I’m getting a bit behind so am doubling up on these two American arthouse slice-of-ordinary-life type movies set in real places.
Manchester By The Sea is a small town on the Massachussetts coast, to which a taciturn loner who works as a janitor returns one bleak winter to settle the affairs of his brother who’s died suddenly but not entirely unexpectedly of a heart condition, leaving his teenage son to his brother’s care. But this janitor brother has some baggage. And how. Of that more later.
Paterson, New Jersey, is a decaying industrial town notable only for being mentioned in Bob Dylan’s song Hurricane as the setting for the killings that resulted in the murder convictions of boxer Rubin ‘Hurricane’ Carter in 1966:
…In Paterson that’s just the way things go.

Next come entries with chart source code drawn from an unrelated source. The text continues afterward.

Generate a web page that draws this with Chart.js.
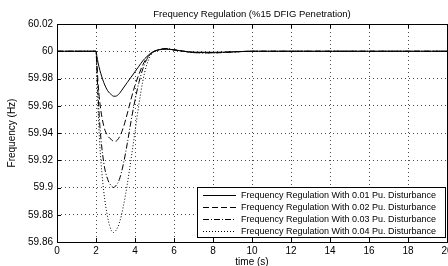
<!DOCTYPE html>
<html lang="en">
<head>
    <meta charset="UTF-8">
    <title>Frequency Regulation</title>
    <script src="https://cdn.jsdelivr.net/npm/chart.js"></script>
    <style>
        body {
            margin: 0;
            padding: 0;
            background: #fff;
            overflow: hidden;
        }
        .wrap {
            width: 448px;
            height: 266px;
            overflow: hidden;
        }
    </style>
</head>
<body>
    <div class="wrap">
        <canvas id="freqChart" width="462" height="266"></canvas>
    </div>

    <script>
        // data
        const times = [0, 2, 2.05, 2.1, 2.2, 2.4, 2.6, 2.8, 2.9, 3.0, 3.2, 3.4, 3.6, 3.8, 4.0, 4.2, 4.4, 4.6, 4.9, 5.2, 5.6, 6.0, 6.5, 7.0, 8.0, 9.0, 10, 12, 14, 16, 18, 20];
        const dist01 = [60, 60, 59.996, 59.992, 59.986, 59.977, 59.971, 59.968, 59.967, 59.967, 59.969, 59.973, 59.977, 59.981, 59.985, 59.989, 59.993, 59.996, 59.9995, 60.001, 60.0015, 60.001, 60.0, 59.9993, 59.9992, 59.9995, 60, 60, 60, 60, 60, 60];
        const dist02 = [60, 60, 59.99, 59.978, 59.962, 59.945, 59.938, 59.935, 59.934, 59.934, 59.937, 59.944, 59.954, 59.965, 59.975, 59.983, 59.99, 59.995, 59.999, 60.001, 60.0018, 60.001, 60.0, 59.9992, 59.999, 59.9995, 60, 60, 60, 60, 60, 60];
        const dist03 = [60, 60, 59.985, 59.97, 59.945, 59.918, 59.906, 59.901, 59.9, 59.901, 59.906, 59.917, 59.932, 59.949, 59.964, 59.977, 59.987, 59.994, 59.999, 60.001, 60.002, 60.001, 60.0, 59.999, 59.9988, 59.9995, 60, 60, 60, 60, 60, 60];
        const dist04 = [60, 60, 59.98, 59.96, 59.93, 59.897, 59.878, 59.868, 59.867, 59.868, 59.874, 59.886, 59.902, 59.921, 59.941, 59.961, 59.978, 59.99, 59.999, 60.001, 60.002, 60.001, 60.0, 59.999, 59.9988, 59.9995, 60, 60, 60, 60, 60, 60];
        const seriesLabels = [
            'Frequency Regulation With 0.01 Pu. Disturbance',
            'Frequency Regulation With 0.02 Pu. Disturbance',
            'Frequency Regulation With 0.03 Pu. Disturbance',
            'Frequency Regulation With 0.04 Pu. Disturbance'
        ];
        const dashes = [[], [6, 3], [6, 2, 1, 2], [1, 2]];
        const allSeries = [dist01, dist02, dist03, dist04];

        const FONT = "'Liberation Sans', Arial, sans-serif";
        const GRID = 'rgba(0,0,0,0.7)';

        // box round the axes, inward tick marks, legend inside the plot
        const matlabFrame = {
            id: 'matlabFrame',
            afterDraw(chart) {
                const { ctx, chartArea: a, scales } = chart;
                ctx.save();
                ctx.strokeStyle = '#000';
                ctx.lineWidth = 1;
                ctx.setLineDash([]);
                ctx.strokeRect(a.left + 0.5, a.top + 0.5, a.right - a.left, a.bottom - a.top);

                ctx.beginPath();
                scales.x.ticks.forEach(t => {
                    const px = Math.round(scales.x.getPixelForValue(t.value)) + 0.5;
                    ctx.moveTo(px, a.bottom); ctx.lineTo(px, a.bottom - 4);
                    ctx.moveTo(px, a.top); ctx.lineTo(px, a.top + 4);
                });
                scales.y.ticks.forEach(t => {
                    const py = Math.round(scales.y.getPixelForValue(t.value)) + 0.5;
                    ctx.moveTo(a.left, py); ctx.lineTo(a.left + 4, py);
                });
                ctx.stroke();

                // legend
                const lx = 197, ly = 187, lw = 248, lh = 50;
                ctx.fillStyle = '#fff';
                ctx.fillRect(lx, ly, lw, lh);
                ctx.strokeRect(lx + 0.5, ly + 0.5, lw, lh);
                ctx.font = '9px ' + FONT;
                ctx.textBaseline = 'middle';
                ctx.textAlign = 'left';
                chart.data.datasets.forEach((ds, i) => {
                    const y = Math.round(ly + 7.5 + i * 12.3) + 0.5;
                    ctx.beginPath();
                    ctx.setLineDash(ds.borderDash);
                    ctx.moveTo(lx + 6, y);
                    ctx.lineTo(lx + 39, y);
                    ctx.stroke();
                    ctx.setLineDash([]);
                    ctx.fillStyle = '#000';
                    ctx.fillText(ds.label, lx + 44, y);
                });
                ctx.restore();
            }
        };

        const ctx = document.getElementById('freqChart').getContext('2d');

        new Chart(ctx, {
            type: 'line',
            data: {
                datasets: allSeries.map((vals, i) => ({
                    label: seriesLabels[i],
                    data: times.map((t, k) => ({ x: t, y: vals[k] })),
                    borderColor: '#000',
                    borderWidth: 1,
                    borderDash: dashes[i],
                    pointRadius: 0,
                    fill: false,
                    cubicInterpolationMode: 'monotone'
                }))
            },
            options: {
                responsive: false,
                animation: false,
                layout: {
                    padding: { left: 0, right: 15, top: 0, bottom: 0 }
                },
                plugins: {
                    legend: { display: false },
                    tooltip: { enabled: false }
                },
                scales: {
                    x: {
                        type: 'linear',
                        min: 0,
                        max: 20,
                        ticks: {
                            stepSize: 2,
                            padding: 3,
                            color: '#000',
                            font: { family: FONT, size: 10 },
                            maxRotation: 0
                        },
                        grid: {
                            color: GRID,
                            drawTicks: false,
                            borderDash: [1, 3]
                        },
                        border: { display: false, dash: [1, 3] },
                        title: {
                            display: true,
                            text: 'time (s)',
                            color: '#000',
                            font: { family: FONT, size: 10 },
                            padding: { top: 0, bottom: -2 }
                        },
                        afterFit(scale) { scale.height = 24; }
                    },
                    xTop: {
                        type: 'linear',
                        position: 'top',
                        min: 0,
                        max: 20,
                        ticks: { display: false },
                        grid: { display: false, drawTicks: false },
                        border: { display: false },
                        title: {
                            display: true,
                            text: 'Frequency Regulation (%15 DFIG Penetration)',
                            color: '#000',
                            font: { family: FONT, size: 9.5 },
                            padding: { top: 9, bottom: 0 }
                        },
                        afterFit(scale) { scale.height = 24; }
                    },
                    y: {
                        min: 59.86,
                        max: 60.02,
                        ticks: {
                            stepSize: 0.02,
                            padding: 4,
                            color: '#000',
                            font: { family: FONT, size: 10 },
                            callback: v => String(Number(v.toFixed(2)))
                        },
                        grid: {
                            color: GRID,
                            drawTicks: false,
                            borderDash: [1, 3]
                        },
                        border: { display: false, dash: [1, 3] },
                        title: {
                            display: true,
                            text: 'Frequency (Hz)',
                            color: '#000',
                            font: { family: FONT, size: 10 },
                            padding: { top: 6, bottom: 0 }
                        },
                        afterFit(scale) { scale.width = 57; }
                    }
                }
            },
            plugins: [matlabFrame]
        });
    </script>
</body>
</html>
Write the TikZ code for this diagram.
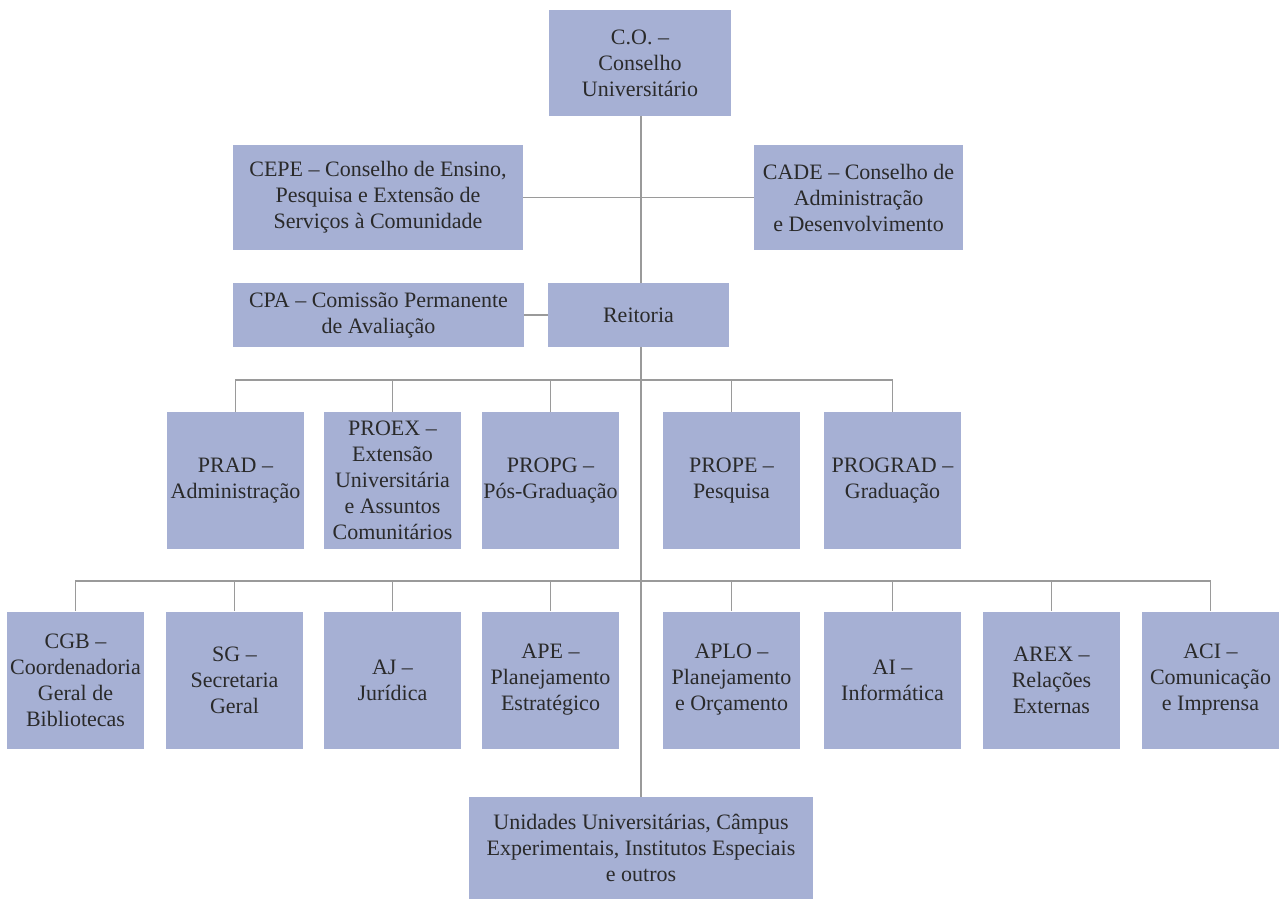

If you’re black you might as well not show up on the street
‘Less you wanna draw the heat.
Hurricane is such a powerful piece of protest poetry that it had me convinced Carter was innocent until, out of interest while writing this review, I googled and read up the story and now believe the TWO juries (one of which was not ‘all-white’, as alleged in the song) who found him guilty in two separate trials, got it right. Still, it’s a great song which could almost single-handedly justify Dylan’s being awarded the Nobel Prize for Literature.
But I digress. The story told in Paterson is of a week in the life of a young, not very bright bus-driver who spends his spare moments daydreaming and writing poetry about his sweet-natured sexy wife, who thinks, mistakenly but endearingly, that he’s a poetic genius.
Not much happens. The bus breaks down and he handles it pretty well. He listens sympathetically to a fellow driver’s daily litany of family and financial woes. He intervenes gallantly but unnecessarily as it turns out when a lover’s tiff at his local bar threatens briefly to turn violent. His wife makes some much-needed money selling home-made cupcakes at a local market and they celebrate with a night out. He overhears snatches of conversation on the bus, listening intently.
These interactions are nicely observed, and indeed the best thing about this movie is the way it captures the sometimes inadvertently funny side of human silliness. When the bus breaks down, a schoolboy passenger asks why they all had to get off while waiting for its replacement to come – is it because the bus could burst into flames any minute? Of course not, he laughs. But his wife and his mates at the bar reflexively ask the same question when THEY hear this not-very-big-deal story. It’s not just kids who watch too many Hollywood movies!
Anyway, I was grateful for the lack of violence and the refreshing portrayal of human beings as mostly nice folks. But I do like a bit of a narrative arc….
Enter my movie-going companion Richard, with whom I saw both Paterson and Manchester By The Sea. He liked Paterson but disliked Manchester, where my preferences were slightly the other way round, although I liked them both.
Manchester is all about the legacy of overwhelming grief. The janitor returning to his home town for his brother’s funeral is still deeply affected by the deaths of his three children about ten years earlier in circumstances to which his own minor carelessness may have contributed. There’s a flashback scene where he’s being interviewed by the police after this awful event. He confesses everything, taking care not to leave out the tiniest incriminating detail no matter how trivial or irrelevant. It’s as though he craves punishment. But the cops can’t and don’t want to charge him: he’s meant no harm, he’s had no evil intentions. Like everyone else in this small town they pity him; he’s become famous as the victim of an unspeakable tragedy. Even his ex-wife, mother of the children, eventually forgives him, but he cannot forgive himself.
It’s pointed out in the film that the family is Catholic. Richard thought this was significant; that the central character’s inability to forgive himself is some kind of critique of Catholic guilt, for which Richard has no time: it’s a useless, destructive emotion, he says. This led to a diverting post-movie argument about the nature and ‘purpose’ of guilt which foundered on our inability to agree on its definition, although I reckon I won. I was more sympathetic to the story and the central character because I found it entirely plausible that the powerful combination of grief and guilt experienced by that character could have paralysed his emotions, deadened his soul and robbed him of any hope of future happiness.
Yes, it’s a gloom-fest in which – spoiler alert! – he does not find redemption in the guardianship of his newly-orphaned teenage nephew, but it’s a well-acted, well-told story that avoids mawkishness and cliche. Four stars.